Give the data below again exactly as it stands. Omit the pictures.
::::::
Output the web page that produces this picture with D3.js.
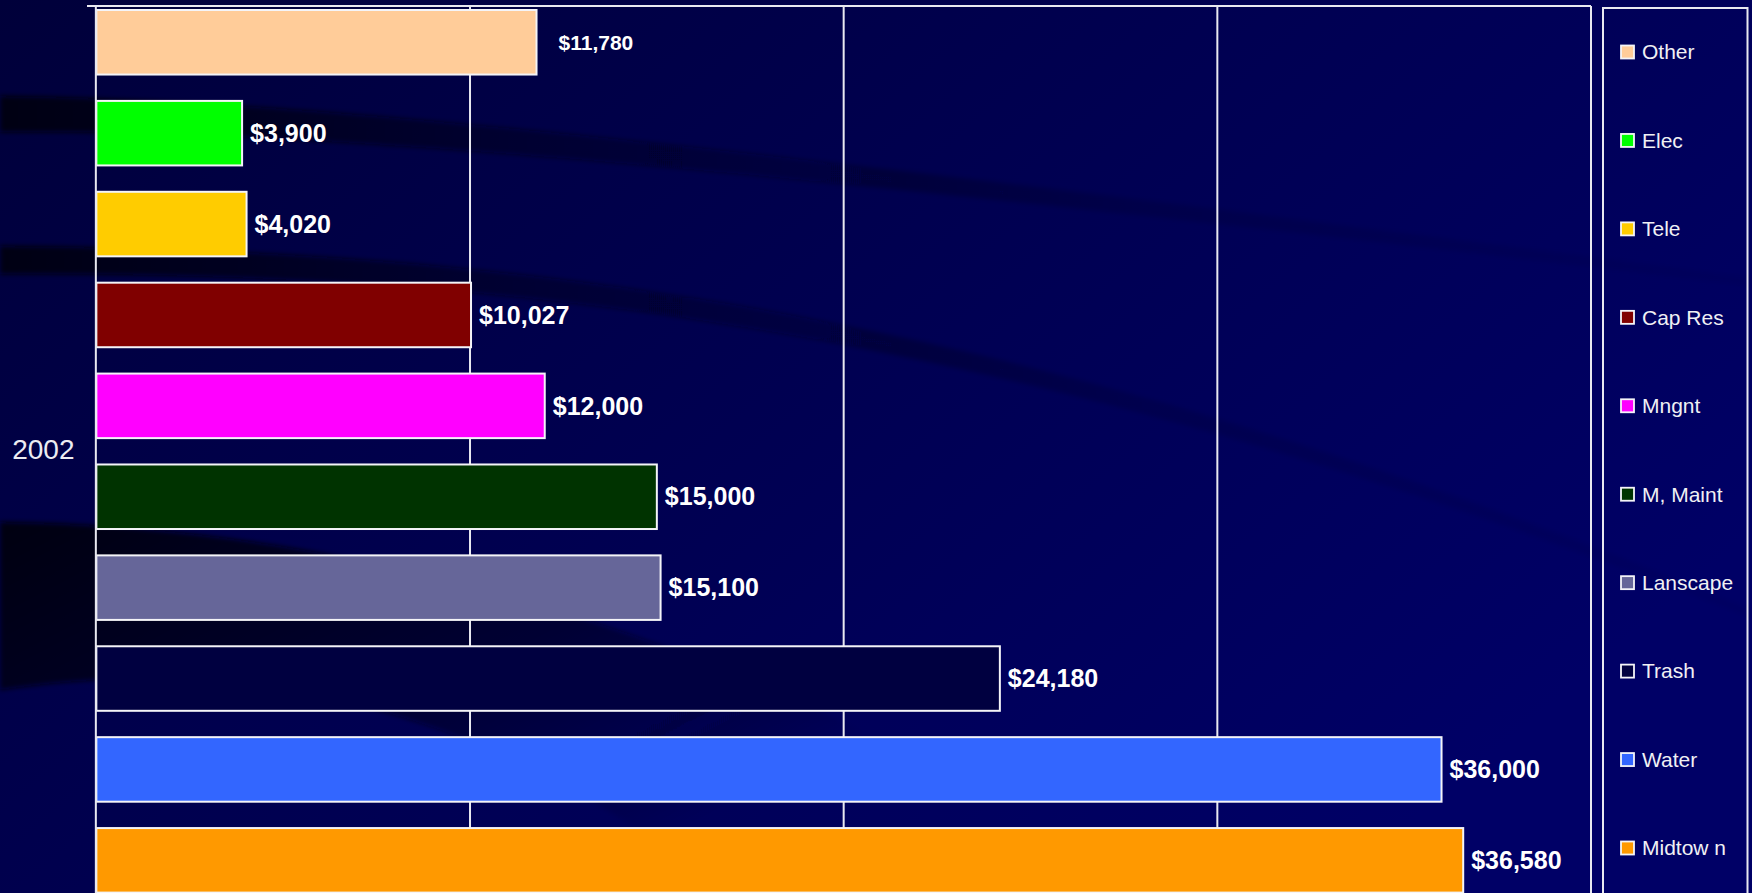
<!DOCTYPE html>
<html>
<head>
<meta charset="utf-8">
<script src="https://cdn.jsdelivr.net/npm/d3@7"></script>
<style>
  html, body { margin: 0; padding: 0; background: #000050; overflow: hidden; }
  svg { display: block; }
</style>
</head>
<body>
<svg id="chart" width="1752" height="893"></svg>
<script>
// ---- data ----
const categories = ["2002"];
const series = ["Other", "Elec", "Tele", "Cap Res", "Mngnt", "M, Maint", "Lanscape", "Trash", "Water", "Midtow n"];
const values = [11780, 3900, 4020, 10027, 12000, 15000, 15100, 24180, 36000, 36580];
const seriesColors = ["#FFCC99", "#00FF00", "#FFCC00", "#800000", "#FF00FF", "#003300", "#666699", "#000040", "#3366FF", "#FF9900"];
const xTicks = [0, 10000, 20000, 30000, 40000];

const W = 1752, H = 893;
const plot = { left: 96, right: 1591, top: 6, bottom: 900 };
const svg = d3.select("#chart");
const defs = svg.append("defs");

// ---- background ----
const bg = defs.append("linearGradient").attr("id", "bgGrad")
  .attr("x1", 0).attr("y1", 0).attr("x2", 1).attr("y2", 0.6);
bg.append("stop").attr("offset", 0).attr("stop-color", "#00003a");
bg.append("stop").attr("offset", 0.45).attr("stop-color", "#00004e");
bg.append("stop").attr("offset", 1).attr("stop-color", "#000066");
svg.append("rect").attr("width", W).attr("height", H).attr("fill", "url(#bgGrad)");

const sw = defs.append("linearGradient").attr("id", "swGrad")
  .attr("x1", 0).attr("y1", 0).attr("x2", 1).attr("y2", 0);
sw.append("stop").attr("offset", 0).attr("stop-color", "#000008").attr("stop-opacity", 0.9);
sw.append("stop").attr("offset", 0.3).attr("stop-color", "#000010").attr("stop-opacity", 0.45);
sw.append("stop").attr("offset", 0.65).attr("stop-color", "#000018").attr("stop-opacity", 0.12);
sw.append("stop").attr("offset", 1).attr("stop-color", "#000020").attr("stop-opacity", 0.04);
const sw2 = defs.append("linearGradient").attr("id", "swGrad2")
  .attr("x1", 0).attr("y1", 0).attr("x2", 0.8).attr("y2", 0.5);
sw2.append("stop").attr("offset", 0).attr("stop-color", "#000008").attr("stop-opacity", 0.95);
sw2.append("stop").attr("offset", 0.6).attr("stop-color", "#000010").attr("stop-opacity", 0.5);
sw2.append("stop").attr("offset", 1).attr("stop-color", "#000020").attr("stop-opacity", 0.0);
defs.append("filter").attr("id", "blur").append("feGaussianBlur").attr("stdDeviation", 2.5);

const swooshes = [
  "M0,96 C300,100 700,140 1752,278 L1752,286 C700,160 300,130 0,132 Z",
  "M0,246 C500,250 1000,300 1752,610 L1752,618 C1000,320 500,272 0,274 Z",
  "M0,522 C300,526 700,600 1150,893 L720,893 C520,720 260,650 0,690 Z"
];
svg.append("g").attr("filter", "url(#blur)").selectAll("path").data(swooshes).join("path")
  .attr("d", d => d)
  .attr("fill", (d, i) => i === 2 ? "url(#swGrad2)" : "url(#swGrad)");

// ---- scales ----
const x = d3.scaleLinear().domain([0, 40000]).range([96.35, plot.right]);
const y = d3.scaleBand().domain(series).range([10, 892.6]).paddingInner(0.29).paddingOuter(0);
const yCat = d3.scaleBand().domain(categories).range([6, 894]);

// ---- gridlines ----
svg.append("g").selectAll("line").data(xTicks.filter(t => t > 0 && t < 40000)).join("line")
  .attr("x1", d => x(d)).attr("x2", d => x(d))
  .attr("y1", plot.top).attr("y2", plot.bottom)
  .attr("stroke", "#e8e8f0").attr("stroke-width", 2);

// ---- bars ----
svg.append("g").selectAll("rect").data(series).join("rect")
  .attr("x", x(0))
  .attr("y", d => y(d))
  .attr("width", (d, i) => x(values[i]) - x(0))
  .attr("height", y.bandwidth())
  .attr("fill", (d, i) => seriesColors[i])
  .attr("stroke", "#f4f4f8").attr("stroke-width", 2);

// ---- plot frame ----
const frame = svg.append("g").attr("stroke", "#e8e8f0").attr("stroke-width", 2).attr("fill", "none");
frame.append("line").attr("x1", 87).attr("x2", plot.right).attr("y1", plot.top).attr("y2", plot.top);
frame.append("line").attr("x1", plot.right).attr("x2", plot.right).attr("y1", plot.top).attr("y2", plot.bottom);
frame.append("line").attr("x1", x(0) - 0.5).attr("x2", x(0) - 0.5).attr("y1", plot.top).attr("y2", plot.bottom);

// ---- category axis ----
const catAxis = svg.append("g").attr("transform", `translate(${x(0)},0)`)
  .call(d3.axisLeft(yCat).tickSize(0).tickPadding(0));
catAxis.select(".domain").remove();
catAxis.selectAll("text")
  .attr("x", -53).attr("text-anchor", "middle")
  .attr("font-family", "Liberation Sans, Arial, sans-serif")
  .attr("font-size", 28).attr("fill", "#ececf2");

// ---- value labels ----
const fmt = d3.format("$,");
svg.append("g").selectAll("text").data(series).join("text")
  .attr("x", (d, i) => x(values[i]) + (i === 0 ? 22 : 8))
  .attr("y", d => y(d) + y.bandwidth() / 2)
  .attr("dy", "0.35em")
  .attr("font-family", "Liberation Sans, Arial, sans-serif")
  .attr("font-weight", "bold")
  .attr("font-size", (d, i) => i === 0 ? 21 : 25)
  .attr("fill", "#ffffff")
  .text((d, i) => fmt(values[i]));

// ---- legend ----
const legend = svg.append("g");
legend.append("rect").attr("x", 1603).attr("y", 8).attr("width", 144.5).attr("height", 900)
  .attr("fill", "none").attr("stroke", "#e8e8f0").attr("stroke-width", 2);
const ly = d3.scalePoint().domain(series).range([52, 848]);
const items = legend.selectAll("g.item").data(series).join("g").attr("class", "item")
  .attr("transform", d => `translate(1621,${ly(d)})`);
items.append("rect").attr("x", 0).attr("y", -6.5).attr("width", 13).attr("height", 13)
  .attr("fill", (d, i) => seriesColors[i]).attr("stroke", "#f4f4f8").attr("stroke-width", 1.8);
items.append("text").attr("x", 21).attr("dy", "0.35em")
  .attr("font-family", "Liberation Sans, Arial, sans-serif")
  .attr("font-size", 21).attr("fill", "#f0f0f4")
  .text(d => d);
</script>
</body>
</html>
::::::
— EXPECTED ANSWER —
Output the web page that produces this picture with D3.js.
<!DOCTYPE html>
<html>
<head>
<meta charset="utf-8">
<script src="https://cdn.jsdelivr.net/npm/d3@7"></script>
<style>
  html, body { margin: 0; padding: 0; background: #000050; overflow: hidden; }
  svg { display: block; }
</style>
</head>
<body>
<svg id="chart" width="1752" height="893"></svg>
<script>
// ---- data ----
const categories = ["2002"];
const series = ["Other", "Elec", "Tele", "Cap Res", "Mngnt", "M, Maint", "Lanscape", "Trash", "Water", "Midtow n"];
const values = [11780, 3900, 4020, 10027, 12000, 15000, 15100, 24180, 36000, 36580];
const seriesColors = ["#FFCC99", "#00FF00", "#FFCC00", "#800000", "#FF00FF", "#003300", "#666699", "#000040", "#3366FF", "#FF9900"];
const xTicks = [0, 10000, 20000, 30000, 40000];

const W = 1752, H = 893;
const plot = { left: 96, right: 1591, top: 6, bottom: 900 };
const svg = d3.select("#chart");
const defs = svg.append("defs");

// ---- background ----
const bg = defs.append("linearGradient").attr("id", "bgGrad")
  .attr("x1", 0).attr("y1", 0).attr("x2", 1).attr("y2", 0.6);
bg.append("stop").attr("offset", 0).attr("stop-color", "#00003a");
bg.append("stop").attr("offset", 0.45).attr("stop-color", "#00004e");
bg.append("stop").attr("offset", 1).attr("stop-color", "#000066");
svg.append("rect").attr("width", W).attr("height", H).attr("fill", "url(#bgGrad)");

const sw = defs.append("linearGradient").attr("id", "swGrad")
  .attr("x1", 0).attr("y1", 0).attr("x2", 1).attr("y2", 0);
sw.append("stop").attr("offset", 0).attr("stop-color", "#000008").attr("stop-opacity", 0.9);
sw.append("stop").attr("offset", 0.3).attr("stop-color", "#000010").attr("stop-opacity", 0.45);
sw.append("stop").attr("offset", 0.65).attr("stop-color", "#000018").attr("stop-opacity", 0.12);
sw.append("stop").attr("offset", 1).attr("stop-color", "#000020").attr("stop-opacity", 0.04);
const sw2 = defs.append("linearGradient").attr("id", "swGrad2")
  .attr("x1", 0).attr("y1", 0).attr("x2", 0.8).attr("y2", 0.5);
sw2.append("stop").attr("offset", 0).attr("stop-color", "#000008").attr("stop-opacity", 0.95);
sw2.append("stop").attr("offset", 0.6).attr("stop-color", "#000010").attr("stop-opacity", 0.5);
sw2.append("stop").attr("offset", 1).attr("stop-color", "#000020").attr("stop-opacity", 0.0);
defs.append("filter").attr("id", "blur").append("feGaussianBlur").attr("stdDeviation", 2.5);

const swooshes = [
  "M0,96 C300,100 700,140 1752,278 L1752,286 C700,160 300,130 0,132 Z",
  "M0,246 C500,250 1000,300 1752,610 L1752,618 C1000,320 500,272 0,274 Z",
  "M0,522 C300,526 700,600 1150,893 L720,893 C520,720 260,650 0,690 Z"
];
svg.append("g").attr("filter", "url(#blur)").selectAll("path").data(swooshes).join("path")
  .attr("d", d => d)
  .attr("fill", (d, i) => i === 2 ? "url(#swGrad2)" : "url(#swGrad)");

// ---- scales ----
const x = d3.scaleLinear().domain([0, 40000]).range([96.35, plot.right]);
const y = d3.scaleBand().domain(series).range([10, 892.6]).paddingInner(0.29).paddingOuter(0);
const yCat = d3.scaleBand().domain(categories).range([6, 894]);

// ---- gridlines ----
svg.append("g").selectAll("line").data(xTicks.filter(t => t > 0 && t < 40000)).join("line")
  .attr("x1", d => x(d)).attr("x2", d => x(d))
  .attr("y1", plot.top).attr("y2", plot.bottom)
  .attr("stroke", "#e8e8f0").attr("stroke-width", 2);

// ---- bars ----
svg.append("g").selectAll("rect").data(series).join("rect")
  .attr("x", x(0))
  .attr("y", d => y(d))
  .attr("width", (d, i) => x(values[i]) - x(0))
  .attr("height", y.bandwidth())
  .attr("fill", (d, i) => seriesColors[i])
  .attr("stroke", "#f4f4f8").attr("stroke-width", 2);

// ---- plot frame ----
const frame = svg.append("g").attr("stroke", "#e8e8f0").attr("stroke-width", 2).attr("fill", "none");
frame.append("line").attr("x1", 87).attr("x2", plot.right).attr("y1", plot.top).attr("y2", plot.top);
frame.append("line").attr("x1", plot.right).attr("x2", plot.right).attr("y1", plot.top).attr("y2", plot.bottom);
frame.append("line").attr("x1", x(0) - 0.5).attr("x2", x(0) - 0.5).attr("y1", plot.top).attr("y2", plot.bottom);

// ---- category axis ----
const catAxis = svg.append("g").attr("transform", `translate(${x(0)},0)`)
  .call(d3.axisLeft(yCat).tickSize(0).tickPadding(0));
catAxis.select(".domain").remove();
catAxis.selectAll("text")
  .attr("x", -53).attr("text-anchor", "middle")
  .attr("font-family", "Liberation Sans, Arial, sans-serif")
  .attr("font-size", 28).attr("fill", "#ececf2");

// ---- value labels ----
const fmt = d3.format("$,");
svg.append("g").selectAll("text").data(series).join("text")
  .attr("x", (d, i) => x(values[i]) + (i === 0 ? 22 : 8))
  .attr("y", d => y(d) + y.bandwidth() / 2)
  .attr("dy", "0.35em")
  .attr("font-family", "Liberation Sans, Arial, sans-serif")
  .attr("font-weight", "bold")
  .attr("font-size", (d, i) => i === 0 ? 21 : 25)
  .attr("fill", "#ffffff")
  .text((d, i) => fmt(values[i]));

// ---- legend ----
const legend = svg.append("g");
legend.append("rect").attr("x", 1603).attr("y", 8).attr("width", 144.5).attr("height", 900)
  .attr("fill", "none").attr("stroke", "#e8e8f0").attr("stroke-width", 2);
const ly = d3.scalePoint().domain(series).range([52, 848]);
const items = legend.selectAll("g.item").data(series).join("g").attr("class", "item")
  .attr("transform", d => `translate(1621,${ly(d)})`);
items.append("rect").attr("x", 0).attr("y", -6.5).attr("width", 13).attr("height", 13)
  .attr("fill", (d, i) => seriesColors[i]).attr("stroke", "#f4f4f8").attr("stroke-width", 1.8);
items.append("text").attr("x", 21).attr("dy", "0.35em")
  .attr("font-family", "Liberation Sans, Arial, sans-serif")
  .attr("font-size", 21).attr("fill", "#f0f0f4")
  .text(d => d);
</script>
</body>
</html>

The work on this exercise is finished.